Secondo una review scientifica pubblicata nel 2025, tra il 49% e il 70% delle microplastiche rilevate nei sistemi di trattamento delle acque reflue hanno forma fibrosa: un dato che conferma come il settore tessile e i lavaggi domestici siano oggi una delle principali fonti di inquinamento da plastica in mare e nei fiumi.
Le dimensioni ridotte delle microfibre, spesso comprese tra i 10 e i 100 micrometri, le rendono difficili da trattenere negli impianti di depurazione. E così, giorno dopo giorno, entrano nella catena alimentare, accumulandosi in organismi marini e arrivando fino all’uomo. Oggi frammenti microplastici sono stati rinvenuti non solo negli oceani ma anche negli alimenti, nell’acqua potabile, nell’aria e perfino all’interno del corpo umano.
La ricerca italiana e i primi test in lavatrice
In Italia, l’Istituto dei Polimeri, Compositi e Biomateriali (IPCB) del CNR ha avviato le prime ricerche sul tema nel 2014 con il progetto europeo MERMAIDS. L’obiettivo era chiaro: comprendere e mitigare l’impatto delle microplastiche generate dai tessuti durante i lavaggi.
«Abbiamo eseguito prove di lavaggio su scala reale utilizzando una lavatrice domestica e abiti commerciali» racconta Mariacristina Cocca, ricercatrice dell’Istituto. «L’acqua di scarico veniva raccolta e filtrata, e abbiamo misurato quantità e dimensioni delle microfibre. I risultati mostravano un rilascio compreso tra 124 e 308 milligrammi di fibre per ogni chilo di tessuto lavato, pari a centinaia di migliaia di unità per ciclo».
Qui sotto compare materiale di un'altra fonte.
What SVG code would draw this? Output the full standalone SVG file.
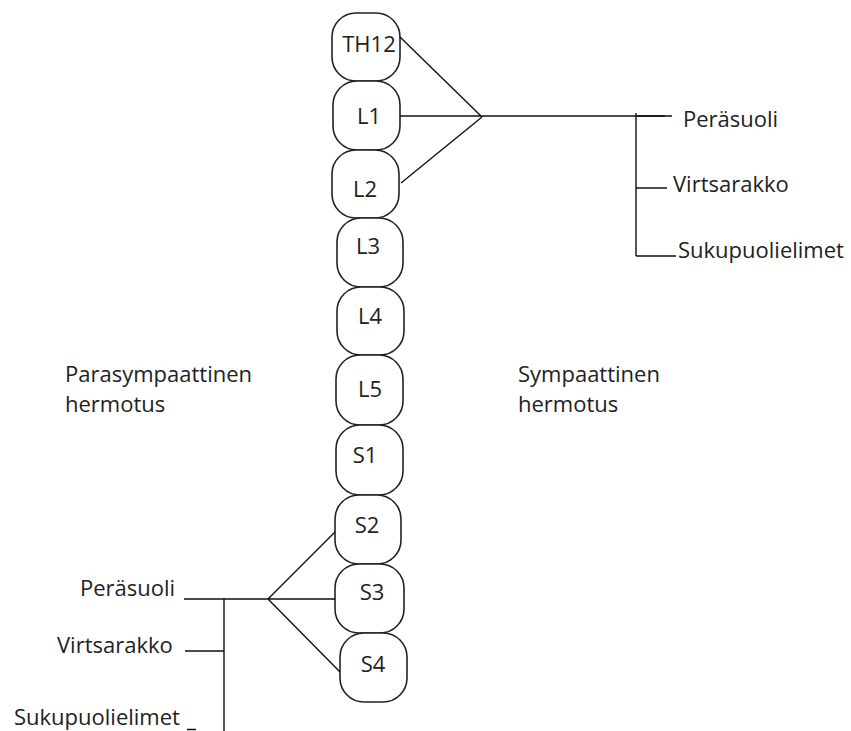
<svg xmlns="http://www.w3.org/2000/svg" width="851" height="731" viewBox="0 0 851 731">
<style>
.n{fill:#fff;stroke:#222;stroke-width:1.6}
.t{font-family:"Open Sans","Noto Sans",sans-serif;font-size:22px;fill:#222}
.c{text-anchor:middle}
.l{stroke:#111;stroke-width:1.4;fill:none}
</style>
<rect width="851" height="731" fill="#fff"/>
<g id="TH12"><rect class="n" x="332" y="13" width="68" height="68" rx="24"/><text class="t c" x="369" y="52">TH12</text></g>
<g id="L1"><rect class="n" x="333" y="81" width="67" height="69" rx="24"/><text class="t c" x="369" y="124">L1</text></g>
<g id="L2"><rect class="n" x="332" y="150" width="67" height="68" rx="24"/><text class="t c" x="365" y="197">L2</text></g>
<g id="L3"><rect class="n" x="337" y="218" width="66" height="69" rx="24"/><text class="t c" x="368" y="254">L3</text></g>
<g id="L4"><rect class="n" x="337" y="287" width="67" height="68" rx="24"/><text class="t c" x="370" y="324">L4</text></g>
<g id="L5"><rect class="n" x="336" y="355" width="67" height="70" rx="24"/><text class="t c" x="370" y="397">L5</text></g>
<g id="S1"><rect class="n" x="336" y="425" width="67" height="70" rx="24"/><text class="t c" x="365" y="463">S1</text></g>
<g id="S2"><rect class="n" x="335" y="495" width="66" height="69" rx="24"/><text class="t c" x="367" y="533">S2</text></g>
<g id="S3"><rect class="n" x="335" y="564" width="69" height="69" rx="24"/><text class="t c" x="372" y="600">S3</text></g>
<g id="S4"><rect class="n" x="340" y="633" width="67" height="69" rx="24"/><text class="t c" x="373" y="672">S4</text></g>
<g id="connectors">
<path class="l" d="M400 37 L482 117 M400 116 L665 116 M401 183 L482 117"/>
<path class="l" d="M636 113 V256 M636 116 H672 M636 188 H667 M636 256 H676"/>
<path class="l" d="M335 532 L268 599 M335 599 H184 M340 672 L268 599"/>
<path class="l" d="M224 598 V731 M185 651 H224 M187 729.5 H196"/>
</g>
<g id="labels">
<text class="t" x="683" y="127">Peräsuoli</text>
<text class="t" x="673" y="192">Virtsarakko</text>
<text class="t" x="678" y="258">Sukupuolielimet</text>
<text class="t" x="518" y="382">Sympaattinen</text>
<text class="t" x="518" y="412">hermotus</text>
<text class="t" x="65" y="382">Parasympaattinen</text>
<text class="t" x="65" y="412">hermotus</text>
<text class="t" x="80" y="596">Peräsuoli</text>
<text class="t" x="57" y="653">Virtsarakko</text>
<text class="t" x="14" y="725">Sukupuolielimet</text>
</g>
</svg>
Le microfibre analizzate avevano lunghezze medie tra 360 e 660 micrometri e diametri di 12–16 micrometri: dimensioni troppo piccole perché i sistemi di filtraggio tradizionali possano fermarle. Questo le rende particolarmente insidiose: nei test IPCB molte sono state trattenute da filtri da 60 µm, ma un numero consistente è sfuggito, dimostrando quanto sia difficile intercettarle.
I fattori che aumentano il rilascio
Le ricerche dell’IPCB hanno chiarito quali condizioni rendono il rilascio più critico. Temperature più alte, cicli di lavaggio lunghi e carichi ridotti aumentano il distacco delle fibre. Anche la struttura dei tessuti incide: filati a fibre corte rilasciano più microfibre rispetto a quelli a fibre lunghe e continue, mentre tessuti compatti e con alto grado di twist risultano più resistenti.
Non mancano le variabili chimiche: i detersivi in polvere, a causa della presenza di composti insolubili e di un pH più elevato, aggravano il problema, mentre l’uso di ammorbidente può ridurre il rilascio fino al 35% diminuendo l’attrito meccanico tra le fibre.
Un aspetto meno intuitivo riguarda i tessuti misti o naturali. Le miscele poliestere-cotone, ad esempio, continuano a rilasciare fibre anche dopo dieci lavaggi, molto oltre il picco osservato nei capi 100% poliestere. In questo caso, le fibre cellulosiche di origine naturale non possono essere classificate come microplastiche, ma rappresentano comunque un potenziale rischio ambientale, soprattutto a causa dei trattamenti chimici applicati ai tessuti per conferirgli proprietà idrorepellenti, ignifughe o antimacchia.